Ты доволен тем, что решился предстать перед Христиной только в том случае, если она тебя позовет. Ты надеешься, что она тебя позовет, и все же ты не сделаешь ничего из того, что ты решил сделать, для того, чтобы ее к этому принудить. Ты отступаешь, ты щупаешь почву… Наконец, несчастный человек, ты прямо страдаешь! Меня терзает досада и отвращение. Есть ли в самом деле что-нибудь, что стоит над моими желаниями? Я сказал себе: устроить в сердце борьбу между ужасом и желанием - такой странный опыт, кажется, может удовлетворить пожирающее меня хищное любопытство. И вот нет! Воспоминание об этом для меня тягостно. Остается попробовать соединить в двух существах любовь и ненависть, предать возмущенную Христину одержимому страстью Самуилу. Это, быть может, будет сильнее и подойдет ближе к жестокому идеалу… Только удастся ли мне теперь довести эту фантазию до конца.
Так раздумывал Самуил Гельб, до крови кусая свои губы. Впрочем, воспоминания о доведенной до отчаяния и обесчещенной Гретхен ни разу не приходили в этот мрачный ум. Но передумывая все эти дерзкие и гнусные мысли, он все шел вперед и - странная вещь - этот человек, так гордившийся своей волей, шел машинально, в силу непобедимой привычки, сам того не сознавая, к своему подземелью, зажег фонарь, прошел по темным коридорам, поднялся по ледяным лестницам, подошел к двери комнаты Христины и вошел туда. И все это он проделал словно во сне.

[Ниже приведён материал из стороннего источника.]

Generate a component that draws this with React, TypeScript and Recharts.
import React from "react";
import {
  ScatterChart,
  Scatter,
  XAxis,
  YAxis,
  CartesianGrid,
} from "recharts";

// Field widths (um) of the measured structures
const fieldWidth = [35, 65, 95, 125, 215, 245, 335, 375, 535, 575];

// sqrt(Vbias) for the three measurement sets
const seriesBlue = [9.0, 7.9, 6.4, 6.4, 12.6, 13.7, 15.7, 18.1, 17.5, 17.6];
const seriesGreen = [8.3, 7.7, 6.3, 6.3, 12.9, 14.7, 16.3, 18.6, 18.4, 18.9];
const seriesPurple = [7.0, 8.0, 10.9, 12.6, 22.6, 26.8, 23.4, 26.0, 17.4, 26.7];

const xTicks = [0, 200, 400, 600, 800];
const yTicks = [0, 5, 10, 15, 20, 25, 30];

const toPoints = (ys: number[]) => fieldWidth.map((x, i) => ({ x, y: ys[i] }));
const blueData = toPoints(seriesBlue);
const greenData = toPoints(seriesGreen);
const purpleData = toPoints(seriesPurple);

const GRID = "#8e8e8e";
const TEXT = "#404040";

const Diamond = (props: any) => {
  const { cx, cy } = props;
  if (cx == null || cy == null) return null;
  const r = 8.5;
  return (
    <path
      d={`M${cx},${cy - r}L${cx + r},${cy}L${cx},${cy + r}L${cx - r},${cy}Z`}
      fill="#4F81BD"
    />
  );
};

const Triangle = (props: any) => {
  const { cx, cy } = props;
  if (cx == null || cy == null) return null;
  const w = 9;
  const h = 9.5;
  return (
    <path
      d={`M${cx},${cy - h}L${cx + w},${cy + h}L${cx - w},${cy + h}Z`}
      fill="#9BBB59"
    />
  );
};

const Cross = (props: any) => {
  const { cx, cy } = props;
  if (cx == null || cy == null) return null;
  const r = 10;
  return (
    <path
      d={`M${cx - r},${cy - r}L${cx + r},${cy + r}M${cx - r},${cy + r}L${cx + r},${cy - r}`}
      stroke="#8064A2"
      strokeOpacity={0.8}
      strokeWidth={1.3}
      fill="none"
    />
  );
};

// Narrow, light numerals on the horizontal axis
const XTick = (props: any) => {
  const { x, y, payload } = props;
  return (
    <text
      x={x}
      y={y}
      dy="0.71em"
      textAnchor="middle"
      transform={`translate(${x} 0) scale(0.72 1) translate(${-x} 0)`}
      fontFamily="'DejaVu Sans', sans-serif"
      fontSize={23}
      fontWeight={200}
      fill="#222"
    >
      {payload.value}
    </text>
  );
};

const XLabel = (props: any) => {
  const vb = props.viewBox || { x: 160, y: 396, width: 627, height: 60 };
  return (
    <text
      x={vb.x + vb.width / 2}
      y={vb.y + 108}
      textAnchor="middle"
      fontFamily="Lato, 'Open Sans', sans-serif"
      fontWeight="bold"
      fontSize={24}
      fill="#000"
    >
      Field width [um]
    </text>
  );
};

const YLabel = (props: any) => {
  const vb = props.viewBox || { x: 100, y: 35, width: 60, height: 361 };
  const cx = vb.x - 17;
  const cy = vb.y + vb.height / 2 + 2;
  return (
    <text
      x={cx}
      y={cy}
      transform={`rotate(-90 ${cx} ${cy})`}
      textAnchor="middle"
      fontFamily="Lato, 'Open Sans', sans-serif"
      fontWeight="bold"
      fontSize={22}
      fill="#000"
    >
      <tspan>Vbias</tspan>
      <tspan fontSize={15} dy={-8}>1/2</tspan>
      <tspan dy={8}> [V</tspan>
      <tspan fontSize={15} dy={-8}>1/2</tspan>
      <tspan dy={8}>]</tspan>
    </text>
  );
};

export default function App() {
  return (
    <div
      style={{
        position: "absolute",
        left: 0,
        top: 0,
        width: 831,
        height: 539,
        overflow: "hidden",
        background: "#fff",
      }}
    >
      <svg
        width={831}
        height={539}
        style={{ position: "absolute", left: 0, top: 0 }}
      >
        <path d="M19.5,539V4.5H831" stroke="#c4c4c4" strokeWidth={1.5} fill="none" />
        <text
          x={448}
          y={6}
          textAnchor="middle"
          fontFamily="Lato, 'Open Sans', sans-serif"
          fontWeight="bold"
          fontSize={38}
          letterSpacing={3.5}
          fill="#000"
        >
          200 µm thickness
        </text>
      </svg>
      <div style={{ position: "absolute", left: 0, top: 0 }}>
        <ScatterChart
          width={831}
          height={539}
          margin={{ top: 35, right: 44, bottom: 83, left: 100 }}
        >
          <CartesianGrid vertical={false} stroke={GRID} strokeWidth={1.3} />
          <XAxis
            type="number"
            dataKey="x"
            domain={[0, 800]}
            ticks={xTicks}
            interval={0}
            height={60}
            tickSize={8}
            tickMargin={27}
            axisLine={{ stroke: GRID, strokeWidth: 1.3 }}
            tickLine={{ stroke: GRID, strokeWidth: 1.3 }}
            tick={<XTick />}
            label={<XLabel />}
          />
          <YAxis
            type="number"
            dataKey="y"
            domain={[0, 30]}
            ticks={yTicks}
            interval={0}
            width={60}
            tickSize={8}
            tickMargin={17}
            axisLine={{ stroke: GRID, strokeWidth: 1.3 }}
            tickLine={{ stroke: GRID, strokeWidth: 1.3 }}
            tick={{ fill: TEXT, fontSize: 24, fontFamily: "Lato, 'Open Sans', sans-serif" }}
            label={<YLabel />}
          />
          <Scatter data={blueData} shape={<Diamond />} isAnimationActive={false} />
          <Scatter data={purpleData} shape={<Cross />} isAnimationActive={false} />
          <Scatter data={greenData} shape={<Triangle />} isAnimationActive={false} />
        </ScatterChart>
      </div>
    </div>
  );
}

В замке все спали, и толстые ковры заглушили шаги его. Он осветил своим фонарем поочередно все окружающие предметы, остановился перед конторкой, тихонько открыл ее ключом, который вынул из кармана, и увидел внутри запечатанное письмо. На нем был адрес: барону Гермелинфельду.
Он срезал печать ножичком, развернул письмо, прочитал его, улыбнулся и сжег письмо на пламени своего фонаря. Потом он вложил в конверт листок чистой бумаги, наложил новую печать и запер конторку.
- Опять слабость! - сказал он себе… - Зачем препятствовать этому письму дойти по его адресу? Разве я не знаю, что обезоруживая ее, я сам себя обезоруживаю?
Его пылающий, глубокий взгляд остановился на двери комнаты, в которой спала Христина.
- Неужели такой человек, как я, - продолжал он свои размышления, - не может в течение четырнадцати месяцев таить и питать в себе некоторую мысль без того, чтобы эта мысль, в свою очередь, не обуяла его и не подчинила его себе. Неужели я люблю эту женщину? Ха-ха-ха! Самуил Гельб в роли влюбленного! Вот так штука!
Охваченный задумчивостью, он вышел в коридор и прошел в свою подземную квартиру.